As a sophomore at college, my daughter was telling me about her classes and the struggles of some of her fellow students.  She found herself in the position of informal “advisor/tutor” to a number of her classmates who had trouble figuring out what this or that professor was asking them to do. She felt that her homeschool background helped her succeed.  When I asked her what advantage she felt she had as a result of being homeschooled for twelve years, she replied, “I have the ability to teach myself.”

            This may be the chief, yet little recognized advantage to homeschooling.  There was a time when homeschooled children and teens spent most of their time in self-directed learning, but today, outside the “unschooling” community, that concept has been all but lost.  With the proliferation of curriculum packages, homeschool classes and charter schools, most students are not given much time to explore and teach themselves.

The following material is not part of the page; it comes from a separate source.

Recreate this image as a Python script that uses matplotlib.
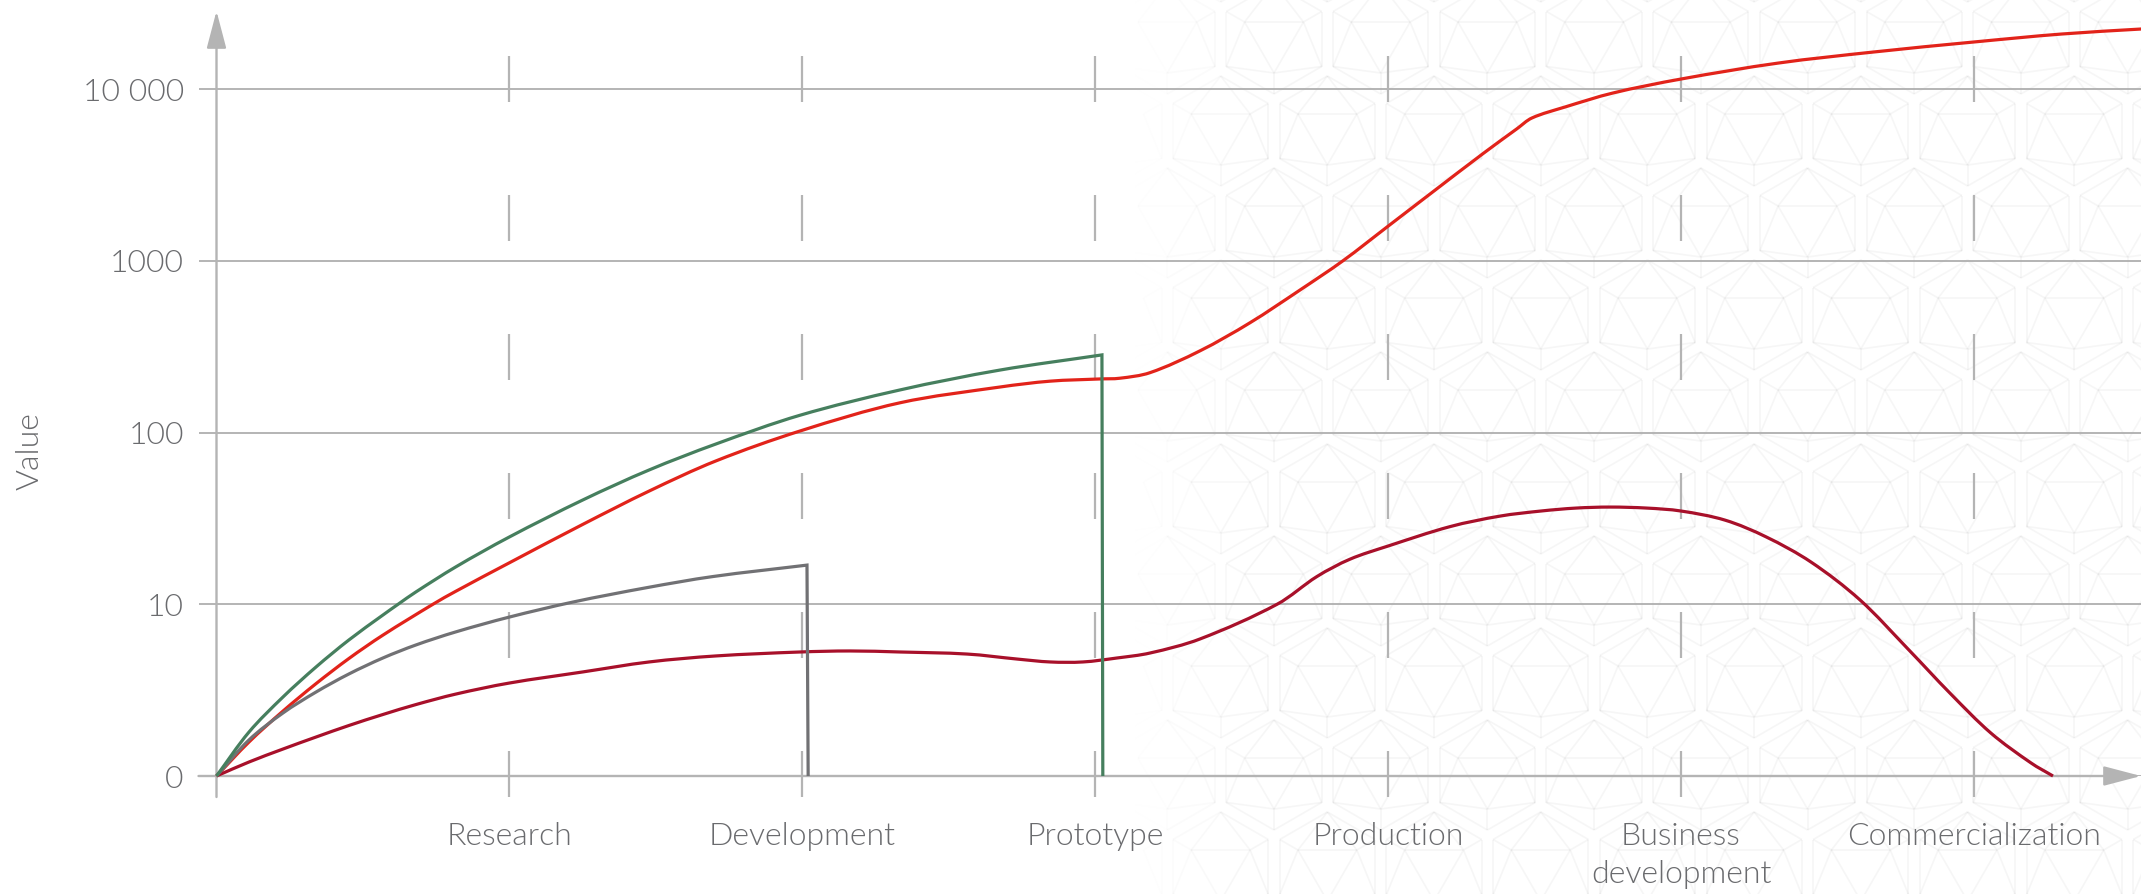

            Are you scratching your head right now, wondering what on earth “teach themselves” could mean?  Children come out of the womb teaching themselves by observing the world around them and learning to make sense of it and to communicate with others around them.  They are voracious learners, mastering their native tongue without formal instruction in only a few years.  They ask constant questions and can be quite demanding about getting an answer that makes sense.  They are not bound by pre-determined assumptions or conventions of society (Why do I have to wash my hands to eat if I have to use a fork anyway?) and therefore often think “outside-the-box.”

            In his You Tube video, “Changing Education Paradigms,” Dr. Ken Robinson explains that children show less creativity and divergent thinking for every year they are in school.  That is because they are trained to be quiet and do what they are told.  They learn to memorize the facts and ignore their own questions.   After 13+ years of training, they no longer have many questions, or, if they do, they think their questions are not important enough to pursue.  It is no accident that many great inventors and thinkers had little formal schooling.  It is said that John Harrison could never have invented the chronometer if he had had formal training as a watch or clock maker, because he would have known that what he was trying to do was “impossible.”

 Early homeschoolers were largely deprived of the standardized curriculum materials used in schools and therefore were free to explore with few boundaries.  A trip to a museum might inspire questions about aviation, which in turn might lead to an art project or a series of books about airplanes and famous pilots or trips to local airfields.  We were not limited to California History in 4th grade, Early American History in 5th grade, Ancient History in 6th grade, etc., etc.  Since we didn’t have textbooks except for math, we weren’t limited to a narrow area of study.  A child could get interested in an obscure topic (Why are there two sonic booms when an airplane breaks the sound barrier?) and explore it to her satisfaction.  This is how one learns to teach oneself.

The growth of the homeschool movement was, and continues to be followed by an explosion of products and curriculum packages marketed to homeschoolers.  It’s wonderful to have such a fabulous supermarket of useful materials, but it is easy to overdo a good thing.  Beware of too much structured “schooling” which will inevitably get in the way of learning to learn.